Newswise — Nearly 12 million visits made to U.S. hospital emergency departments in 2007 involved people with a mental disorder, substance abuse problem, or both, according to the latest News and Numbers from the Agency for Healthcare Research and Quality. This accounts for one in eight of the 95 million visits to emergency departments by adults that year.

Of these visits, about two-thirds involved patients with a mental disorder, one quarter was for patients with a substance abuse problem and the rest involved patients dealing with both a mental disorder and substance abuse.

The federal agency’s analysis also found that for the 12 million emergency department visits involving mental health and/or substance abuse problems:

o Depression and other mood disorders accounted for 43 percent of the visits, while 26 percent were for anxiety disorders and 23 percent involved alcohol-related problems.

o Mental health and/or substance abuse-related visits were two and a half times more likely to result in hospital admission than visits not involving mental disorders and/or substance abuse. Nearly 41 percent of mental disorder and/or substance abuse-related visits resulted in hospitalization.

o Medicare was billed for 30 percent of all mental health and/or substance abuse emergency department visits; private insured was billed for 26 percent; the uninsured for 21 percent; and Medicaid 20 percent.
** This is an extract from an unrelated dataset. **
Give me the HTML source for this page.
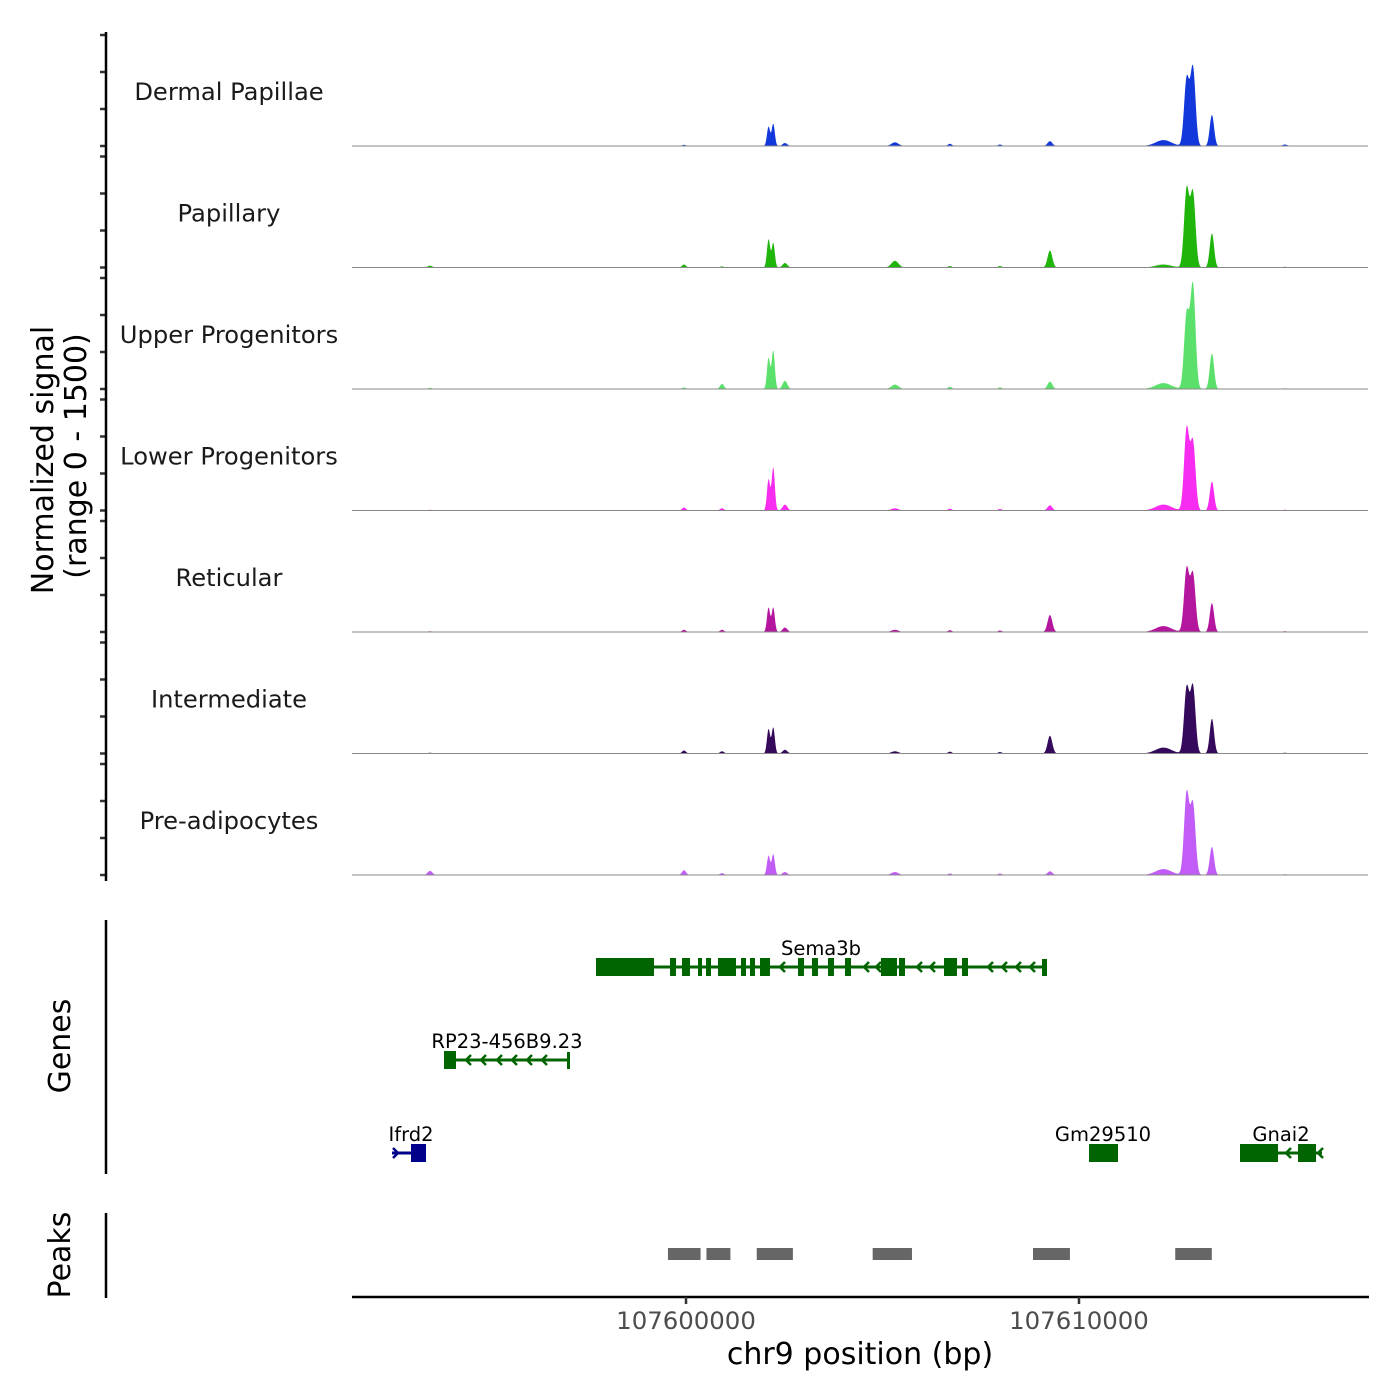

This AHRQ News and Numbers is based on data in Mental Health and Substance Abuse-Related Emergency Department Visits among Adults, 2007 (http://www.hcup-us.ahrq.gov/reports/statbriefs/sb92.pdf). The report uses statistics from the 2007 Nationwide Emergency Department Sample, an AHRQ database that is nationally representative of emergency department visits in all non-Federal hospitals. The Nationwide Emergency Department Sample contains 26 million records from emergency department visits from approximately 1,000 community hospitals nationwide. This represents 20 percent of all U.S. hospital emergency departments.